Nasional

Ke Pesantren Krapyak, Tamu Afganistan Dikenalkan dengan “Salafi” sampai Bedug

Kam, 13 November 2014 | 08:00 WIB

Yogyakarta, NU Online
Dalam rangkaian kunjungan ke Yogyakarta yang difasilitasi oleh Fakultas Syariah UIN Sunan Kalijaga, para tamu dari Afganistan mengunjungi Pondok Pesantren Al-Munawwir Krapyak Yogyakarta. Beberapa pengajar dari Afghanistan disambut baik oleh keluarga besar pesantren.<>

“Kami sangat terkesan atas sambutan para santri di sini dengan segala suguhan dan sikap ramah yang kami terima.
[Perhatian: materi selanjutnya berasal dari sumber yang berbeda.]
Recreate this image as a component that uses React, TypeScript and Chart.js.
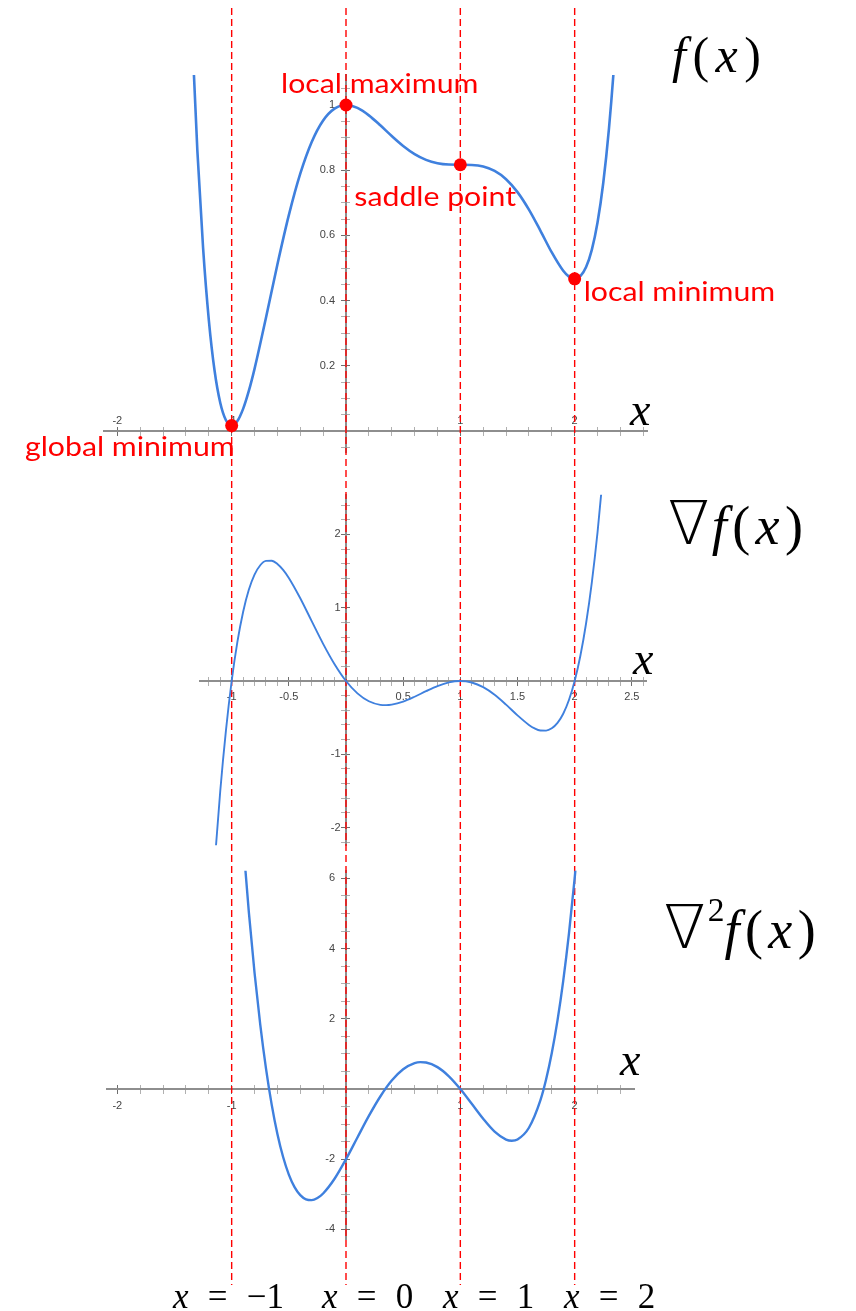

Mencerminkan bagaimana para pelajar (santri) maupun penghuni ma’had (pesantren) menghormati para tamu dan guru-guru mereka,” ujar salah seorang tamu dari Afghanistan yang mengunjungi Pesantren Al-Munawwir Krapyak, Selasa (11/11) siang kemarin.

Atas nama pengasuh, KH Hilmy Muhammad memperkenalkan seluk beluk Pesantren Al-Munawwir sebagai salah satu pesantren tertua di Nusantara yang fokus dalam pembelajaran tahfidh dan qira-at Al-Qur’an.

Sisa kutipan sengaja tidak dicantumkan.